SUPPLIED RECORDS:
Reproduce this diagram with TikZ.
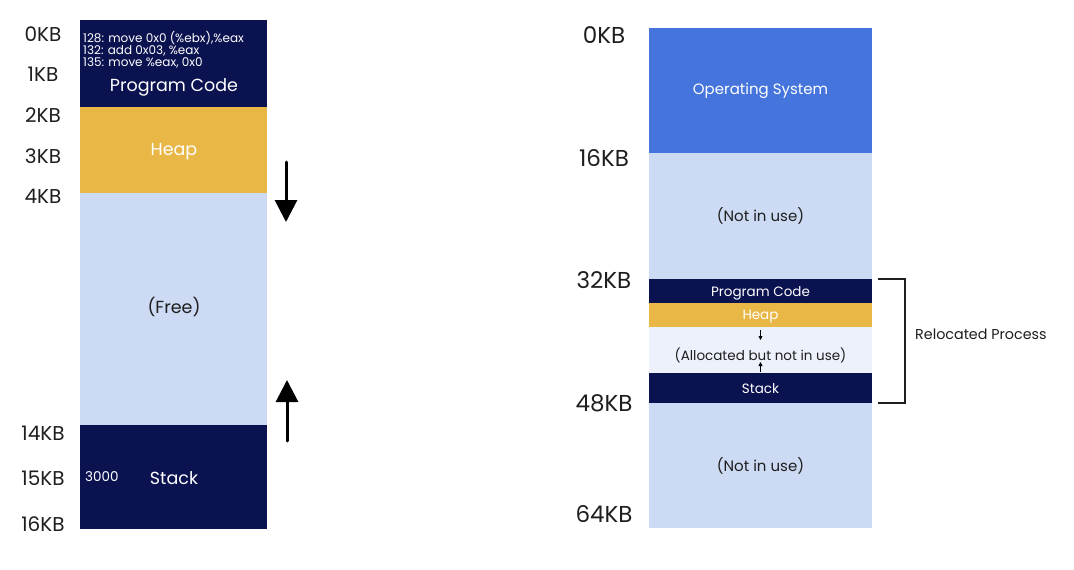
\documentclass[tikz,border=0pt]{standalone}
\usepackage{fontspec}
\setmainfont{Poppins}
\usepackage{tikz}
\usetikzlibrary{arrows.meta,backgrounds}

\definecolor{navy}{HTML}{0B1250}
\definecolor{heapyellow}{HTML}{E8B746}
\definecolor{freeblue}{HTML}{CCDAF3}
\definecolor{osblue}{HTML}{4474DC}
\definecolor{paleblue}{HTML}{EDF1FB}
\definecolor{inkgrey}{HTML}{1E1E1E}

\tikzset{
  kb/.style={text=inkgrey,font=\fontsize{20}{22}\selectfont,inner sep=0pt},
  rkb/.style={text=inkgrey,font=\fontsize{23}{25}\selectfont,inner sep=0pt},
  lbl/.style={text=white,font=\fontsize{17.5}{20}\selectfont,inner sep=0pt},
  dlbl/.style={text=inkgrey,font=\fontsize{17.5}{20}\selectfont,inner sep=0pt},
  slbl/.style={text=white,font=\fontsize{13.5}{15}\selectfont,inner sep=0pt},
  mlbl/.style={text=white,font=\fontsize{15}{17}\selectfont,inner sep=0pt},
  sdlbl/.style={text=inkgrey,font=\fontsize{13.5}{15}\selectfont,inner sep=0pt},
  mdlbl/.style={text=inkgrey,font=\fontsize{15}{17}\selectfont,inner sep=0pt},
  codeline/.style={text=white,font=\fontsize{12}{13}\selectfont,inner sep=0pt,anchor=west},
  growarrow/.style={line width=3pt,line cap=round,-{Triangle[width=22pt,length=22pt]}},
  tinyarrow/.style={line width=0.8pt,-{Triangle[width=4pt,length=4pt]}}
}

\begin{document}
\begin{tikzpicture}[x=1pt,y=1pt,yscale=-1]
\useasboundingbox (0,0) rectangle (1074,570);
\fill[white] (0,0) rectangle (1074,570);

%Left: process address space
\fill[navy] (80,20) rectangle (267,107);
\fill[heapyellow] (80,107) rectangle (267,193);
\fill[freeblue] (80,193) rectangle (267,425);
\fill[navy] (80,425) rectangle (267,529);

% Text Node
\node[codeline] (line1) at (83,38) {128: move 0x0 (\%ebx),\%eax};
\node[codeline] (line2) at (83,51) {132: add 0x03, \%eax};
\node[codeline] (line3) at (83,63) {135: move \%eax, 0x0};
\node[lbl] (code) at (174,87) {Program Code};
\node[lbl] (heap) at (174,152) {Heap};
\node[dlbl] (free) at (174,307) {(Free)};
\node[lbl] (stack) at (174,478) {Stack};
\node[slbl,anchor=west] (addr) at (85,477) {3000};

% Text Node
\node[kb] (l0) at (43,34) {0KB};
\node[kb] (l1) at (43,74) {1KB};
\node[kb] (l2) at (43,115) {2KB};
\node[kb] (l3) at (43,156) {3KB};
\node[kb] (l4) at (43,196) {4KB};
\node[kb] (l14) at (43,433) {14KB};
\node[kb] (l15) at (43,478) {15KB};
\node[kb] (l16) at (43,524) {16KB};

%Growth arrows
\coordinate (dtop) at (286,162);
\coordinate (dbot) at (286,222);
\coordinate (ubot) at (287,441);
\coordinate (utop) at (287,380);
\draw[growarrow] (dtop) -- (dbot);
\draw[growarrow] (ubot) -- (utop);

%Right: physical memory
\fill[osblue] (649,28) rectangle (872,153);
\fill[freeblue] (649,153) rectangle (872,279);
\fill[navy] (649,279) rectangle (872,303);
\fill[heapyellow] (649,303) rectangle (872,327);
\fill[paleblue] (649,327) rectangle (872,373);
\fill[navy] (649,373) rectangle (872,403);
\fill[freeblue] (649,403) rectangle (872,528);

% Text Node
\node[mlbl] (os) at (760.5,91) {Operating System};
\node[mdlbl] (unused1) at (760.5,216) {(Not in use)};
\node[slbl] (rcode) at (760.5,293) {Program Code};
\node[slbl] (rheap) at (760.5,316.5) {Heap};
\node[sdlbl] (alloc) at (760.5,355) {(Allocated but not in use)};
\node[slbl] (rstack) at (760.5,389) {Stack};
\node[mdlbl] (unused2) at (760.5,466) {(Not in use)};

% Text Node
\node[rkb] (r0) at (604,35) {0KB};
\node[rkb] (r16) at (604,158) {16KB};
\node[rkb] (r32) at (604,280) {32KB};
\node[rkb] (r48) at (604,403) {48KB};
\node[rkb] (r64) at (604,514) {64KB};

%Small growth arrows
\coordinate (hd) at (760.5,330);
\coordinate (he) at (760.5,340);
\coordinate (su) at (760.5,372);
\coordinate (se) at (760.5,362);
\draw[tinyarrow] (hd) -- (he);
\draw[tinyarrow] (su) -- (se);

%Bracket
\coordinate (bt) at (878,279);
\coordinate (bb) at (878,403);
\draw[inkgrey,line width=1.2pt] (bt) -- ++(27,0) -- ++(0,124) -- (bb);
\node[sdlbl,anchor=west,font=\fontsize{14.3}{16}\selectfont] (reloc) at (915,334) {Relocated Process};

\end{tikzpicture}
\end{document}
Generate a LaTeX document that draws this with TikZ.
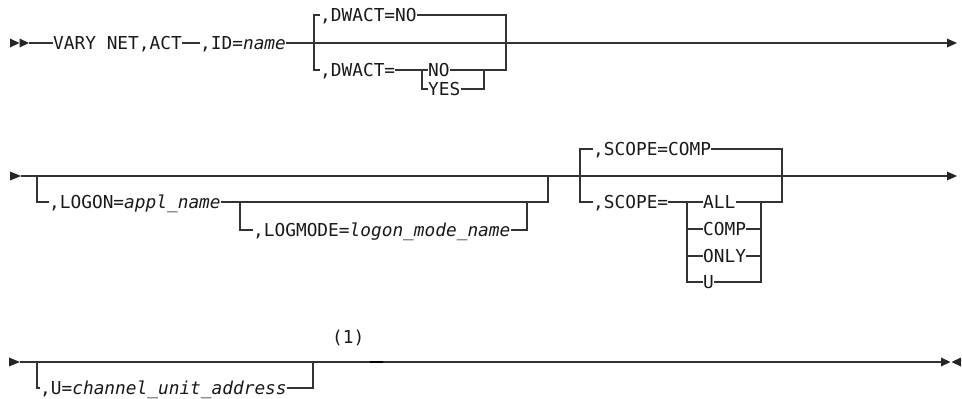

OBJECTIVE:
Starting with the first line of the data above and ending with the line containing "(80,425) rectangle (267,529);", please restate every line exactly, leaving images out.

RESULT BELOW:
Reproduce this diagram with TikZ.
\documentclass[tikz,border=0pt]{standalone}
\usepackage{fontspec}
\setmainfont{Poppins}
\usepackage{tikz}
\usetikzlibrary{arrows.meta,backgrounds}

\definecolor{navy}{HTML}{0B1250}
\definecolor{heapyellow}{HTML}{E8B746}
\definecolor{freeblue}{HTML}{CCDAF3}
\definecolor{osblue}{HTML}{4474DC}
\definecolor{paleblue}{HTML}{EDF1FB}
\definecolor{inkgrey}{HTML}{1E1E1E}

\tikzset{
  kb/.style={text=inkgrey,font=\fontsize{20}{22}\selectfont,inner sep=0pt},
  rkb/.style={text=inkgrey,font=\fontsize{23}{25}\selectfont,inner sep=0pt},
  lbl/.style={text=white,font=\fontsize{17.5}{20}\selectfont,inner sep=0pt},
  dlbl/.style={text=inkgrey,font=\fontsize{17.5}{20}\selectfont,inner sep=0pt},
  slbl/.style={text=white,font=\fontsize{13.5}{15}\selectfont,inner sep=0pt},
  mlbl/.style={text=white,font=\fontsize{15}{17}\selectfont,inner sep=0pt},
  sdlbl/.style={text=inkgrey,font=\fontsize{13.5}{15}\selectfont,inner sep=0pt},
  mdlbl/.style={text=inkgrey,font=\fontsize{15}{17}\selectfont,inner sep=0pt},
  codeline/.style={text=white,font=\fontsize{12}{13}\selectfont,inner sep=0pt,anchor=west},
  growarrow/.style={line width=3pt,line cap=round,-{Triangle[width=22pt,length=22pt]}},
  tinyarrow/.style={line width=0.8pt,-{Triangle[width=4pt,length=4pt]}}
}

\begin{document}
\begin{tikzpicture}[x=1pt,y=1pt,yscale=-1]
\useasboundingbox (0,0) rectangle (1074,570);
\fill[white] (0,0) rectangle (1074,570);

%Left: process address space
\fill[navy] (80,20) rectangle (267,107);
\fill[heapyellow] (80,107) rectangle (267,193);
\fill[freeblue] (80,193) rectangle (267,425);
\fill[navy] (80,425) rectangle (267,529);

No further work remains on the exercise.